Keeping original details from the 1947 structure—stained-glass windows, curved breeze-blocks, an exterior shade—was important to Paige Henney, director of design at Bunkhouse Hotels, who worked with local architects and contractors to transform the space’s style, which she calls “a Mexico City version of Art Deco,” into a workable hotel.  But those pink walls? All new.

“The rooms were solid white when we came in,” Henney says. “But we did notice, in the previous renovation, that there was a wall transition at about wainscoting height—there was a drywall finish below and a stuccolike finish above.” The team loved the texture but felt like it wasn’t being shown off in the best possible way.
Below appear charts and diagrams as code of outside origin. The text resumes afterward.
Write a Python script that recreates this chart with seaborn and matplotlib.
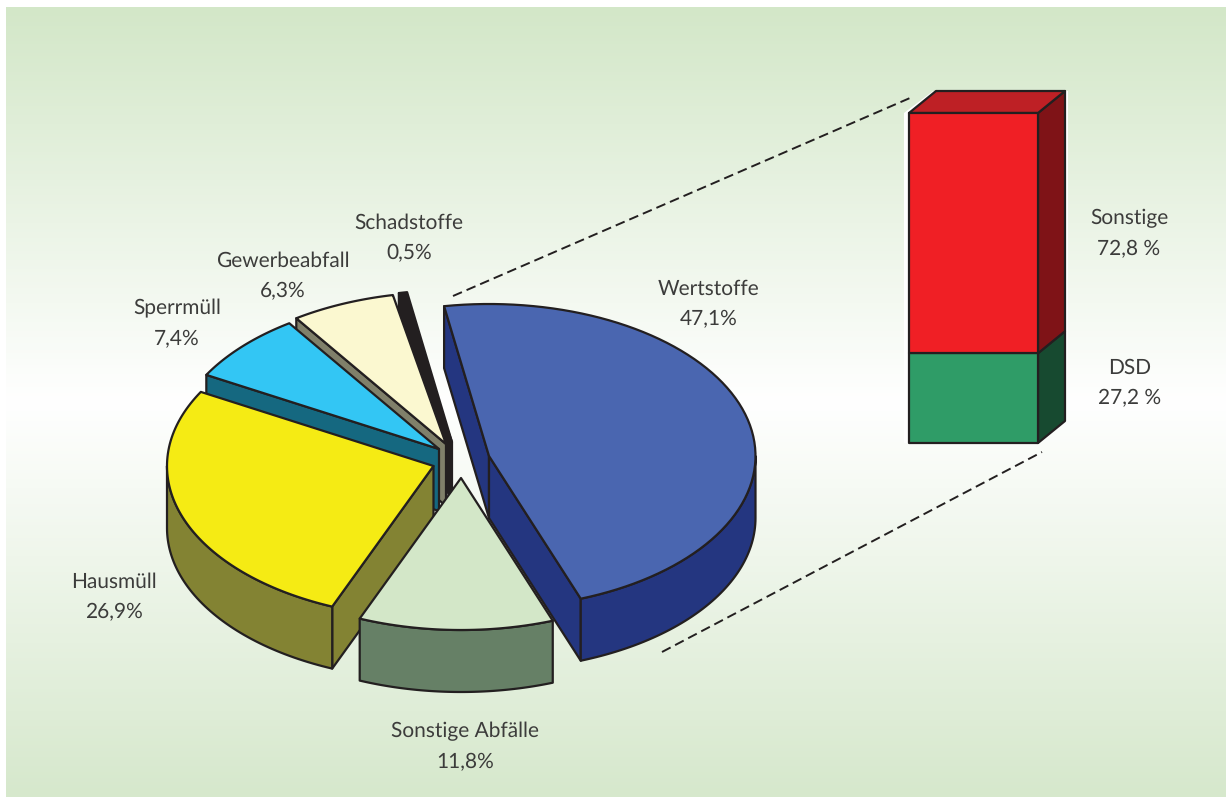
import numpy as np
import matplotlib
matplotlib.use("Agg")
import matplotlib.pyplot as plt
from matplotlib.patches import Polygon
import seaborn as sns

# --- data ---
pie_labels = ["Wertstoffe", "Sonstige Abfälle", "Hausmüll", "Sperrmüll", "Gewerbeabfall", "Schadstoffe"]
pie_values = [47.1, 11.8, 26.9, 7.4, 6.3, 0.5]
bar_labels = ["DSD", "Sonstige"]
bar_values = [27.2, 72.8]

# --- styling / layout (pixels of the 1231x798 image) ---
top_cols = ["#4A66B0", "#D3E7C8", "#F5EB14", "#33C6F4", "#FBF8D0", "#231F20"]
side_cols = ["#243680", "#668066", "#838333", "#156880", "#80806A", "#231F20"]
apexes = [(489, 456), (461, 478), (433.5, 466), (439, 449), (446, 444), (452, 442)]
pie_label_pos = [(709, 304), (465, 747), (114, 597), (177, 324), (283, 276), (409, 238)]
bar_label_pos = [(1130, 383), (1129, 234)]
RX, RY, DEPTH = 266.5, 152, 62
START = 99.7
INK = "#231F20"
TEXT = "#3C3C3B"
LW = 1.6
FS = 15

sns.set_theme(style="white")
plt.rcParams["font.family"] = ["Lato", "DejaVu Sans"]
plt.rcParams["text.hinting"] = "none"

fig = plt.figure(figsize=(12.31, 7.98), dpi=100, facecolor="white")
ax = fig.add_axes([0, 0, 1, 1])
ax.axis("off")

# background gradient panel
cmap = sns.blend_palette(["#D3E7C8", "#FFFFFF", "#D6E8CC"], as_cmap=True)
ax.imshow(np.linspace(0, 1, 256)[:, None], cmap=cmap, aspect="auto",
          extent=(6, 1226, 797, 7), zorder=0)
ax.set_xlim(0, 1231)
ax.set_ylim(798, 0)


def ell(c, t):
    t = np.radians(t)
    return np.column_stack([c[0] + RX * np.cos(t), c[1] - RY * np.sin(t)])


def poly(pts, fc, z):
    ax.add_patch(Polygon(pts, closed=True, fc=fc, ec=INK, lw=LW, joinstyle="round", zorder=z))


def extrude(pts):
    low = np.array(pts, dtype=float) + [0, DEPTH]
    return np.vstack([pts, low[::-1]])


# pie angles come from the values, clockwise from START
sweeps = np.array(pie_values) / sum(pie_values) * 360
ends = START - np.cumsum(sweeps)
starts = ends + sweeps
draw_order = [5, 4, 3, 2, 0, 1]

z = 2
for i in draw_order:
    c = np.array(apexes[i], dtype=float)
    t0, t1 = starts[i], ends[i]
    if np.cos(np.radians(t0)) < 0:  # start-side cut face visible
        poly(extrude(np.vstack([c, ell(c, t0)])), side_cols[i], z)
    if np.cos(np.radians(t1)) > 0:  # end-side cut face visible
        poly(extrude(np.vstack([c, ell(c, t1)])), side_cols[i], z)
    a, b = min(t0, 0), max(t1, -180)
    if a > b:  # outer rim on the lower half of the ellipse
        poly(extrude(ell(c, np.linspace(a, b, 60))), side_cols[i], z)
    arc = ell(c, np.linspace(t0, t1, 80))
    poly(np.vstack([c, arc]), top_cols[i], z + 0.5)
    pct = f"{pie_values[i]:.1f}".replace(".", ",") + "%"
    x, y = pie_label_pos[i]
    ax.text(x, y, pie_labels[i] + "\n" + pct, ha="center", va="center", fontsize=FS,
            color=TEXT, linespacing=1.75, zorder=10)
    z += 1

# stacked 3D bar, built from its shares
BX0, BX1, BTOP, BBOT = 909, 1038, 113, 443
DX, DY = 27, -22
ax.add_patch(Polygon([(904, 113), (933, 91), (1068, 91), (1068, 421), (1038, 443), (904, 443)],
                     closed=True, fc="white", ec="none", zorder=1))
fronts = ["#2F9C67", "#F01F25"]
rights = ["#174A30", "#7F1317"]
H = BBOT - BTOP
level = BBOT
for j, v in enumerate(bar_values):
    h = H * v / sum(bar_values)
    top = level - h
    poly([(BX1, level), (BX1 + DX, level + DY), (BX1 + DX, top + DY), (BX1, top)], rights[j], 3)
    poly([(BX0, level), (BX1, level), (BX1, top), (BX0, top)], fronts[j], 3.5)
    lx, ly = bar_label_pos[j]
    ax.text(lx, ly, bar_labels[j] + "\n" + f"{v:.1f}".replace(".", ",") + " %", ha="center",
            va="center", fontsize=FS, color=TEXT, linespacing=1.75, zorder=10)
    level = top
poly([(BX0, BTOP), (BX0 + DX, BTOP + DY), (BX1 + DX, BTOP + DY), (BX1, BTOP)], "#BE2025", 3)

# dashed connector lines
for xs, ys in [((453, 910), (296, 98)), ((662, 1042), (652, 452))]:
    ax.plot(xs, ys, color=INK, lw=1.4, dashes=(5, 2.6), zorder=2)

fig.savefig("out.png", dpi=100, facecolor="white")
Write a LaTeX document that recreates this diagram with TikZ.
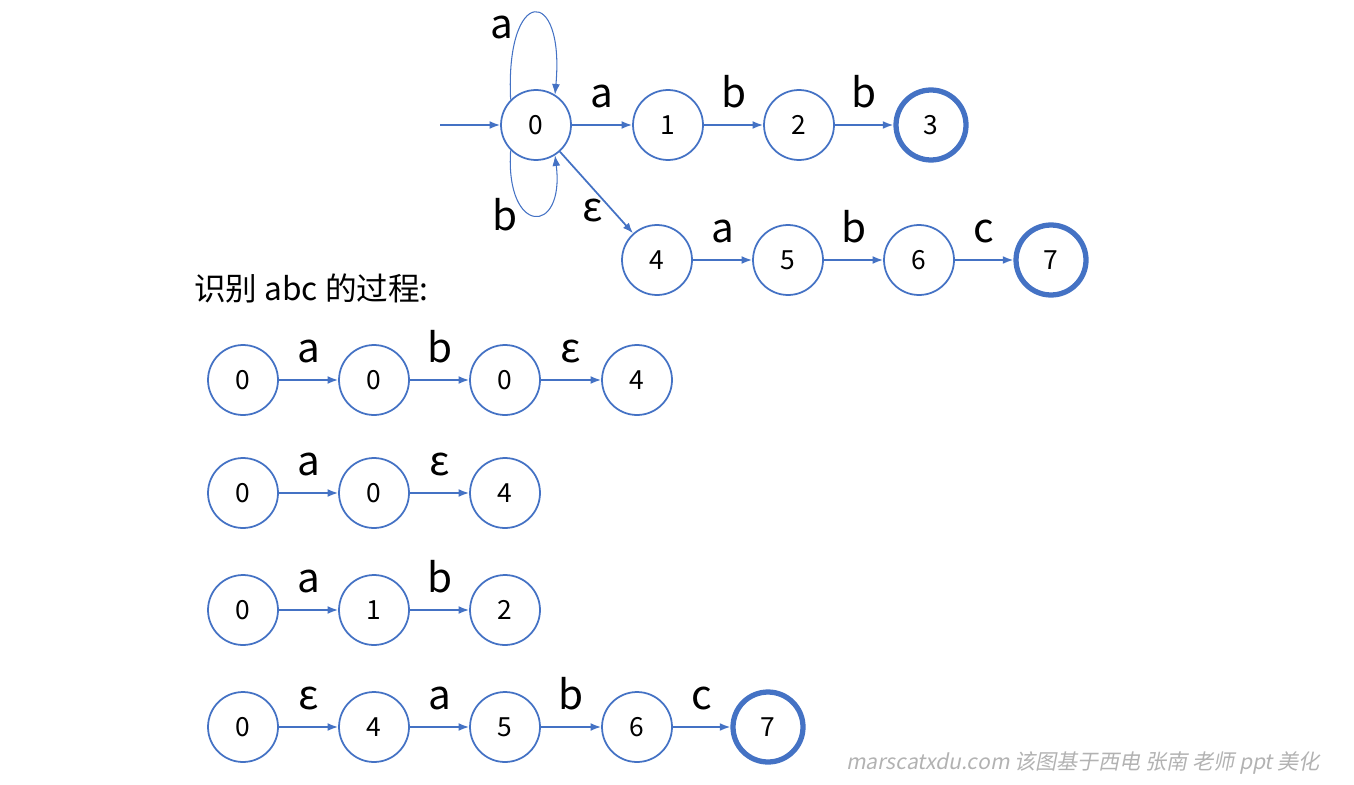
\documentclass[tikz,border=0pt]{standalone}
\usepackage{fontspec}
\setmainfont{Noto Sans CJK SC}
\newfontfamily\wmfont[FakeSlant=0.2]{Noto Sans CJK SC}
\usepackage{tikz}
\usetikzlibrary{positioning, arrows.meta}

\definecolor{nfablue}{HTML}{4472C4}

\begin{document}
\begin{tikzpicture}[x=0.02cm, y=-0.02cm, >={Latex[length=6pt,width=4.5pt]}]

\tikzset{
  st/.style={draw=nfablue, circle, line width=1pt, minimum size=1.4cm, inner sep=0pt, font=\fontsize{15}{18}\selectfont},
  acc/.style={st, line width=3pt},
  tr/.style={->, draw=nfablue, line width=1pt},
  lp/.style={->, draw=nfablue, line width=0.6pt},
  lbl/.style={font=\fontsize{23}{26}\selectfont, inner sep=0pt},
}

\useasboundingbox (0,0) rectangle (1354,784);

% NFA
\coordinate (start) at (440,125);
\node[st] (q0) at (536,125) {0};
\node[st] (q1) at (668,125) {1};
\node[st] (q2) at (799,125) {2};
\node[acc] (q3) at (931,125) {3};
\node[st] (q4) at (657,260) {4};
\node[st] (q5) at (788,260) {5};
\node[st] (q6) at (919,260) {6};
\node[acc] (q7) at (1051,260) {7};

\draw[tr] (start) -- (q0);
\draw[tr] (q0) -- node[lbl, above=9pt] {a} (q1);
\draw[tr] (q1) -- node[lbl, above=9pt] {b} (q2);
\draw[tr] (q2) -- node[lbl, above=9pt] {b} (q3);
\draw[tr] (q4) -- node[lbl, above=9pt] {a} (q5);
\draw[tr] (q5) -- node[lbl, above=9pt] {b} (q6);
\draw[tr] (q6) -- node[lbl, above=9pt] {c} (q7);
\draw[tr] (q0) -- node[lbl, left=5pt, pos=0.72] {ε} (q4);
\draw[lp] (q0.135) .. controls (505,-15) and (565,-15) .. (q0.58);
\draw[lp] (q0.225) .. controls (505,236) and (565,236) .. (q0.-58);
\node[lbl] (la) at (502,28) {a};
\node[lbl] (lb) at (505,215) {b};

\node[anchor=west, font=\fontsize{18}{21}\selectfont] (title) at (188,288) {识别 abc 的过程:};

% row 1
\node[st] (r1a) at (243,380) {0};
\node[st] (r1b) at (374,380) {0};
\node[st] (r1c) at (505,380) {0};
\node[st] (r1d) at (637,380) {4};
\draw[tr] (r1a) -- node[lbl, above=9pt] {a} (r1b);
\draw[tr] (r1b) -- node[lbl, above=9pt] {b} (r1c);
\draw[tr] (r1c) -- node[lbl, above=9pt] {ε} (r1d);

% row 2
\node[st] (r2a) at (243,493) {0};
\node[st] (r2b) at (374,493) {0};
\node[st] (r2c) at (505,493) {4};
\draw[tr] (r2a) -- node[lbl, above=9pt] {a} (r2b);
\draw[tr] (r2b) -- node[lbl, above=9pt] {ε} (r2c);

% row 3
\node[st] (r3a) at (243,610) {0};
\node[st] (r3b) at (374,610) {1};
\node[st] (r3c) at (505,610) {2};
\draw[tr] (r3a) -- node[lbl, above=9pt] {a} (r3b);
\draw[tr] (r3b) -- node[lbl, above=9pt] {b} (r3c);

% row 4
\node[st] (r4a) at (243,727) {0};
\node[st] (r4b) at (374,727) {4};
\node[st] (r4c) at (505,727) {5};
\node[st] (r4d) at (637,727) {6};
\node[acc] (r4e) at (768,727) {7};
\draw[tr] (r4a) -- node[lbl, above=9pt] {ε} (r4b);
\draw[tr] (r4b) -- node[lbl, above=9pt] {a} (r4c);
\draw[tr] (r4c) -- node[lbl, above=9pt] {b} (r4d);
\draw[tr] (r4d) -- node[lbl, above=9pt] {c} (r4e);

\node[anchor=east, text=black!30, font=\wmfont\fontsize{12}{15}\selectfont] (mark) at (1326,763) {marscatxdu.com 该图基于西电 张南 老师 ppt 美化};

\end{tikzpicture}
\end{document}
Plus, they were hoping to use La Condesa’s famous pink somewhere in the project.

So they went to Comex, a Mexican paint company, and stocked up on the vibrant coral shade Emilia, then applied it halfway up, right to where the wall changes textures. Henney was lucky to have a natural line to follow, but she says if you are trying the look in your own home, painter’s tape and a level would give you a similar payoff. (“Just be extra-careful when you’re pulling back the tape so you don’t take the color with you,” she adds.)

The result added warmth and coziness to the rooms, and in some cases tricks the eye into thinking there’s furniture where there isn’t. For example, above a bed, the paint acts as a headboard. The trick to a no-fail illusion, Henney says, is avoiding the line intersecting outlets or poles, which can be hard to match up perfectly.

Once the walls were done, she added contrasting furniture to make it all pop, a proud homage to the authentic, not to mention vibrant, charm of the neighborhood.